The Richmond Dispatch included a great deal of commentary that referenced the presence of black soldiers in the battle to both warn its readers of possible dangers and as a means to maintain support for the war effort. By including such detail readers on the home front were made aware of the dangers that black soldiers represented and, by extension, the threats posed by their own slaves. According to one editorial, “Negroes, stimulated by whiskey, may possibly fight well so long so they fight successfully, but with the first good whipping, their courage, like that of Bob Acres, oozes out at their fingers’ ends.” The attempt to deny black manhood by assuming they were “stimulated by whiskey” to fight reinforced stereotypes while the reference to “whipping” took on a dual meaning between the battlefield and home front as a way to maintain racial control.
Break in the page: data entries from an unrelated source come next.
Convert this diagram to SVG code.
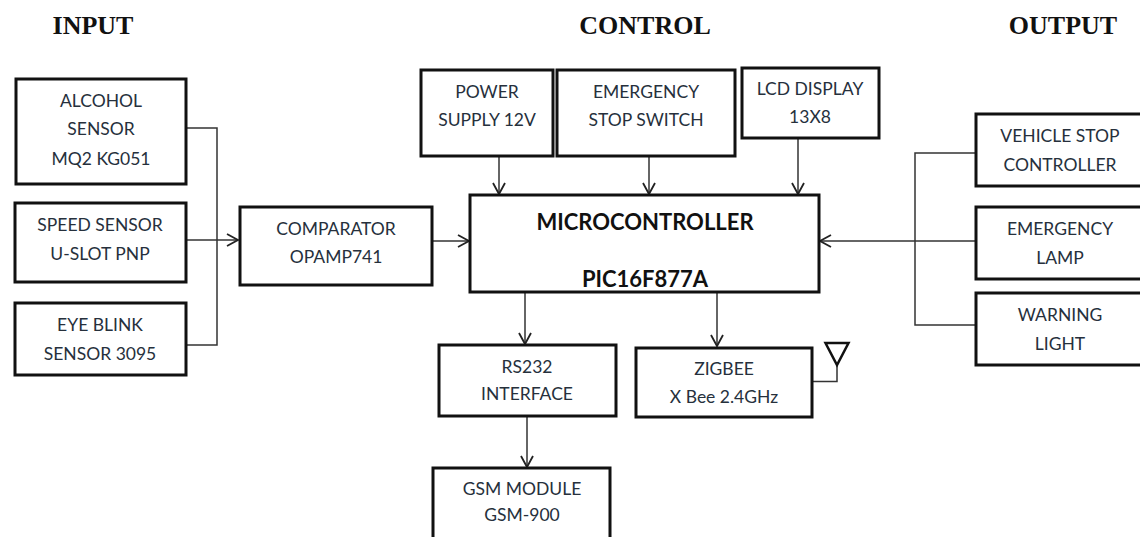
<svg xmlns="http://www.w3.org/2000/svg" width="1140" height="537" viewBox="0 0 1140 537">
<style>
.b{fill:#fff;stroke:#111;stroke-width:3}
.c{fill:none;stroke:#333;stroke-width:1.5}
.t{font-family:Lato,"Liberation Sans",sans-serif;font-size:17.5px;fill:#26303c;text-anchor:middle}
.m{font-family:Lato,"Liberation Sans",sans-serif;font-size:22px;font-weight:700;fill:#111;text-anchor:middle}
.h{font-family:"Liberation Serif",serif;font-size:26px;font-weight:700;fill:#111;text-anchor:middle}
</style>
<defs><marker id="a" markerWidth="14" markerHeight="14" refX="12" refY="7" orient="auto" markerUnits="userSpaceOnUse"><path d="M1 1L12 7L1 13" fill="none" stroke="#222" stroke-width="1.8"/></marker></defs>
<rect width="1140" height="537" fill="#fff"/>
<text class="h" x="93" y="34">INPUT</text><text class="h" x="645" y="34">CONTROL</text><text class="h" x="1063" y="34">OUTPUT</text>
<g id="connectors" class="c">
<path d="M187 128H217V345H187"/><path d="M187 240H238" marker-end="url(#a)"/>
<path d="M432 241H469" marker-end="url(#a)"/>
<path d="M499 157V194" marker-end="url(#a)"/><path d="M649 157V194" marker-end="url(#a)"/><path d="M798 139V194" marker-end="url(#a)"/>
<path d="M975 153H915V325H975"/><path d="M975 241H820" marker-end="url(#a)"/>
<path d="M525 293V344" marker-end="url(#a)"/><path d="M717 293V346" marker-end="url(#a)"/><path d="M527 417V467" marker-end="url(#a)"/>
<path d="M813 381.500H837V365"/>
<path d="M825.500 343H848.500L837 365Z" stroke="#111" stroke-width="2.500"/>
</g>
<g id="alcohol"><rect class="b" x="16" y="79" width="170" height="105"/><text class="t" x="101" y="107">ALCOHOL</text><text class="t" x="101" y="135">SENSOR</text><text class="t" x="101" y="165">MQ2 KG051</text></g>
<g id="speed"><rect class="b" x="15" y="203" width="171" height="79"/><text class="t" x="100" y="231">SPEED SENSOR</text><text class="t" x="100" y="260">U-SLOT PNP</text></g>
<g id="eye"><rect class="b" x="15" y="303" width="171" height="72"/><text class="t" x="100" y="331">EYE BLINK</text><text class="t" x="100" y="360">SENSOR 3095</text></g>
<g id="comparator"><rect class="b" x="240" y="207" width="192" height="78"/><text class="t" x="336" y="235">COMPARATOR</text><text class="t" x="336" y="263">OPAMP741</text></g>
<g id="power"><rect class="b" x="421" y="70" width="132" height="86"/><text class="t" x="487" y="98">POWER</text><text class="t" x="487" y="126">SUPPLY 12V</text></g>
<g id="estop"><rect class="b" x="557" y="70" width="178" height="86"/><text class="t" x="646" y="98">EMERGENCY</text><text class="t" x="646" y="126">STOP SWITCH</text></g>
<g id="lcd"><rect class="b" x="742" y="68" width="137" height="70"/><text class="t" x="810" y="95">LCD DISPLAY</text><text class="t" x="810" y="123">13X8</text></g>
<g id="mcu"><rect class="b" x="470" y="195" width="349" height="97"/><text class="m" x="645" y="230">MICROCONTROLLER</text><text class="m" x="645" y="287">PIC16F877A</text></g>
<g id="stopctl"><rect class="b" x="976" y="114" width="170" height="72"/><text class="t" x="1060" y="142">VEHICLE STOP</text><text class="t" x="1060" y="171">CONTROLLER</text></g>
<g id="lamp"><rect class="b" x="976" y="207" width="170" height="72"/><text class="t" x="1060" y="235">EMERGENCY</text><text class="t" x="1060" y="264">LAMP</text></g>
<g id="warn"><rect class="b" x="976" y="293" width="170" height="72"/><text class="t" x="1060" y="321">WARNING</text><text class="t" x="1060" y="350">LIGHT</text></g>
<g id="rs232"><rect class="b" x="439" y="345" width="177" height="71"/><text class="t" x="527" y="373">RS232</text><text class="t" x="527" y="400">INTERFACE</text></g>
<g id="zigbee"><rect class="b" x="636" y="348" width="176" height="69"/><text class="t" x="724" y="375">ZIGBEE</text><text class="t" x="724" y="403">X Bee 2.4GHz</text></g>
<g id="gsm"><rect class="b" x="433" y="468" width="177" height="80"/><text class="t" x="522" y="495">GSM MODULE</text><text class="t" x="522" y="521">GSM-900</text></g>
</svg>
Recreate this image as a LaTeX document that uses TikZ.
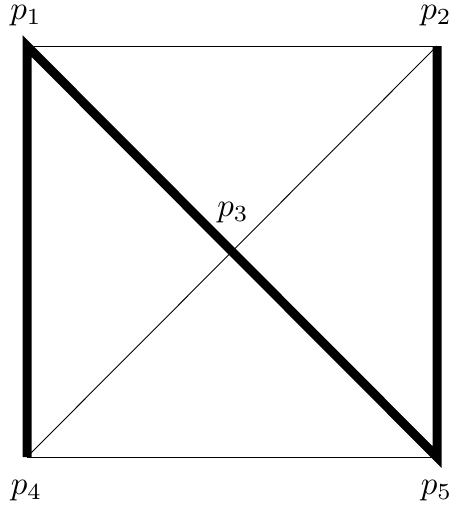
\documentclass[tikz,border=0pt]{standalone}
\usepackage{graphicx}
\newcommand{\biglbl}[1]{\scalebox{3.3}{$#1$}}
\begin{document}
\begin{tikzpicture}[x=1pt,y=-1pt,
  thinline/.style={line width=0.9pt},
  thickline/.style={line width=9pt, miter limit=10},
  lbl/.style={inner sep=0pt, anchor=base}]
\useasboundingbox (0,0) rectangle (452,506);
\coordinate (p1) at (27,46);
\coordinate (p2) at (437,46);
\coordinate (p3) at (232,251.5);
\coordinate (p4) at (27,457);
\coordinate (p5) at (437,457);
\draw[thinline] (p1) -- (p2);
\draw[thinline] (p4) -- (p5);
\draw[thinline] (p4) -- (p2);
\draw[thickline] (p4) -- (p1) -- (p5) -- (p2);
\node[lbl] (l1) at (26,19.6) {\biglbl{p_1}};
\node[lbl] (l2) at (436,19.6) {\biglbl{p_2}};
\node[lbl] (l3) at (233,216.6) {\biglbl{p_3}};
\node[lbl] (l4) at (26.5,494.6) {\biglbl{p_4}};
\node[lbl] (l5) at (436.5,494.6) {\biglbl{p_5}};
\end{tikzpicture}
\end{document}
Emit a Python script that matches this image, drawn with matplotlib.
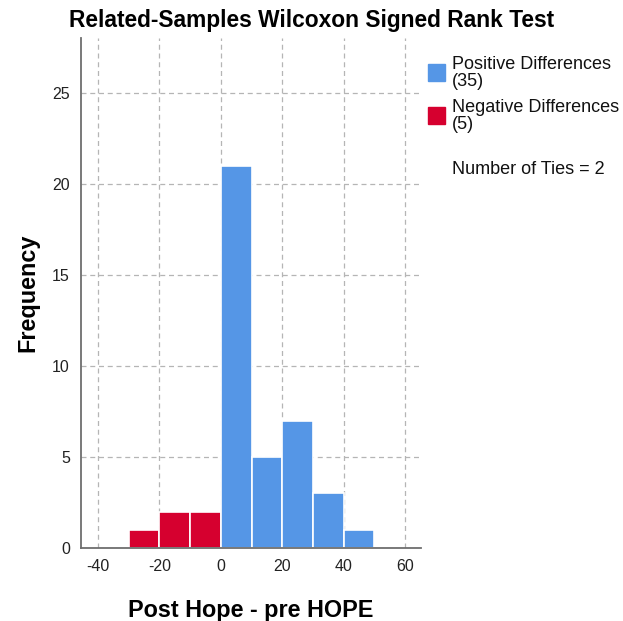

In addition, the North’s use of black troops allowed the newspaper to draw a sharp distinction between “heartless Yankees” who brought themselves to a “barbarous device for adding horrors to the war waged against the South” and “Robert E. Lee, the soldier without reproach, and the Christian gentleman without stain and without dishonor.” Highlighting Lee’s unblemished moral character highlighted his role as the Confederacy’s best hopes for independence, but also served as a model for the rest of the white South to emulate as the introduction of black troops represented an ominous turn.
The Richmond Examiner not only acknowledged the execution of black Union soldiers, but went a step further and encouraged Mahone to continue the practice in the future:
We beg him [Mahone], hereafter, when negroes are sent forward to murder the wounded, and come shouting “no quarter,” shut your eyes, General, strengthen your stomach with a little brandy and water, and let the work, which God has entrusted to you and your brave men, go forward to its full completion; that is, until every negro has been slaughtered.—Make every salient you are called upon to defend, a Fort Pillow; butcher every negro that Grant sends against your brave troops, and permit them not to soil their hands with the capture of a single hero.